──────── DATA EXCERPT ────────
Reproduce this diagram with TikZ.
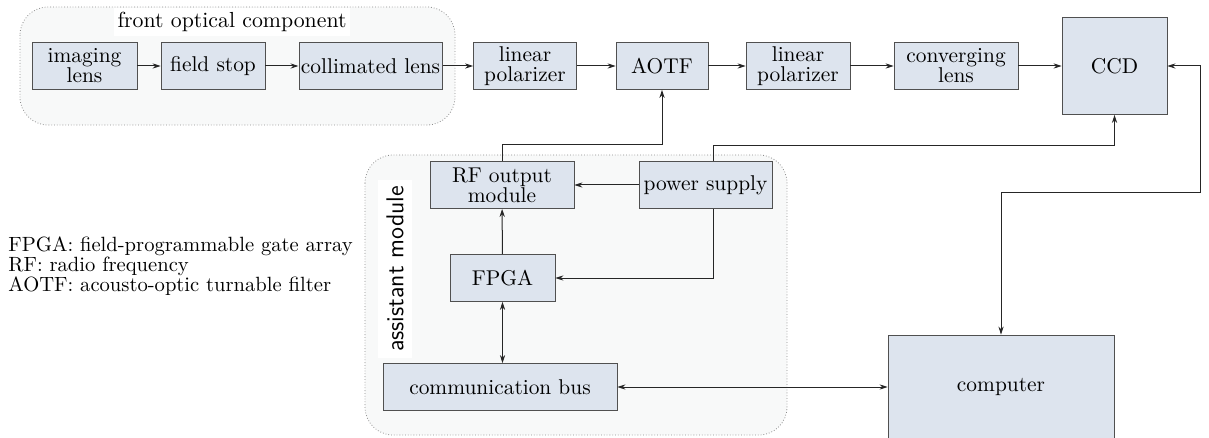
\documentclass[tikz,border=0pt]{standalone}
\usetikzlibrary{arrows.meta}

\definecolor{boxfill}{HTML}{DDE4EE}
\definecolor{boxline}{HTML}{505050}
\definecolor{groupfill}{HTML}{F8F9F9}
\definecolor{groupline}{HTML}{8C8C8C}

\begin{document}
\begin{tikzpicture}[
  x=0.5pt,y=-0.5pt,
  >={Stealth[length=4pt,width=2.6pt]},
  block/.style={draw=boxline,fill=boxfill,minimum height=23.5pt,inner sep=1pt,align=center,
    font=\fontsize{10.7}{10}\selectfont},
  group/.style={draw=groupline,densely dotted,fill=groupfill,rounded corners=14pt},
  flow/.style={->,draw=black!85,line width=0.5pt},
  link/.style={<->,draw=black!85,line width=0.5pt}
]
  \useasboundingbox (0,0) rectangle (1209,438);

  % module outlines
  \draw[group] (20,7) rectangle (455,125);
  \draw[group] (365,155) rectangle (787,435);
  \node[fill=white,inner sep=2pt,font=\fontsize{10.9}{10}\selectfont] (frontlbl) at (232,22) {front optical component};
  \node[fill=white,rotate=90,inner xsep=3pt,inner ysep=4pt,font=\sffamily\fontsize{12.2}{12}\selectfont] (assistlbl) at (395,269) {assistant module};

  % optical path
  \node[block,minimum width=52.5pt] (imaging) at (84.5,66) {imaging\\lens};
  \node[block,minimum width=52pt] (field) at (213,66) {field stop};
  \node[block,minimum width=71.5pt] (coll) at (370.5,66) {collimated lens};
  \node[block,minimum width=51.5pt] (linpolA) at (525,66) {linear\\polarizer};
  \node[block,minimum width=46pt] (aotf) at (662,66) {AOTF};
  \node[block,minimum width=52pt] (linpolB) at (798,66) {linear\\polarizer};
  \node[block,minimum width=62pt] (conv) at (956,66) {converging\\lens};
  \node[block,minimum width=52.5pt,minimum height=48.5pt] (ccd) at (1114.5,66) {CCD};

  % assistant module
  \node[block,minimum width=72pt] (rf) at (502,185) {RF output\\module};
  \node[block,minimum width=66.5pt] (power) at (705.5,185) {power supply};
  \node[block,minimum width=52.5pt] (fpga) at (502.5,278) {FPGA};
  \node[block,minimum width=117pt] (bus) at (500,387) {communication bus};
  \node[block,minimum width=113pt,minimum height=52pt] (computer) at (1001,387) {computer};

  % abbreviations
  \node[anchor=west,align=left,inner sep=0pt,font=\fontsize{10.3}{10}\selectfont] (legend) at (8,266)
    {FPGA: field-programmable gate array\\RF: radio frequency\\AOTF: acousto-optic turnable filter};

  \draw[flow] (imaging) -- (field);
  \draw[flow] (field) -- (coll);
  \draw[flow] (coll) -- (linpolA);
  \draw[flow] (linpolA) -- (aotf);
  \draw[flow] (aotf) -- (linpolB);
  \draw[flow] (linpolB) -- (conv);
  \draw[flow] (conv) -- (ccd);

  \draw[flow] (rf.north) -- ++(0,-17) -| (aotf.south);
  \draw[flow] ([xshift=4pt]power.north) -- ++(0,-16) -| (ccd.south);
  \draw[flow] (power) -- (rf);
  \draw[flow] (fpga) -- (rf);
  \draw[flow] ([xshift=4pt]power.south) |- (fpga.east);
  \draw[link] (fpga.south) -- (fpga.south |- bus.north);
  \draw[link] (bus.east) -- (bus.east -| computer.west);

  \coordinate (bend) at (1200,193);
  \draw[link] (computer.north) |- (bend) |- (ccd.east);
\end{tikzpicture}
\end{document}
────────
*WHAT IS REQUIRED*: In the data above, please extract the lines from the first one through the line with "(0,0) rectangle (1209,438);", exactly, and keep pictures out.

*RESPONSE TO THIS TASK*:
Reproduce this diagram with TikZ.
\documentclass[tikz,border=0pt]{standalone}
\usetikzlibrary{arrows.meta}

\definecolor{boxfill}{HTML}{DDE4EE}
\definecolor{boxline}{HTML}{505050}
\definecolor{groupfill}{HTML}{F8F9F9}
\definecolor{groupline}{HTML}{8C8C8C}

\begin{document}
\begin{tikzpicture}[
  x=0.5pt,y=-0.5pt,
  >={Stealth[length=4pt,width=2.6pt]},
  block/.style={draw=boxline,fill=boxfill,minimum height=23.5pt,inner sep=1pt,align=center,
    font=\fontsize{10.7}{10}\selectfont},
  group/.style={draw=groupline,densely dotted,fill=groupfill,rounded corners=14pt},
  flow/.style={->,draw=black!85,line width=0.5pt},
  link/.style={<->,draw=black!85,line width=0.5pt}
]
  \useasboundingbox (0,0) rectangle (1209,438);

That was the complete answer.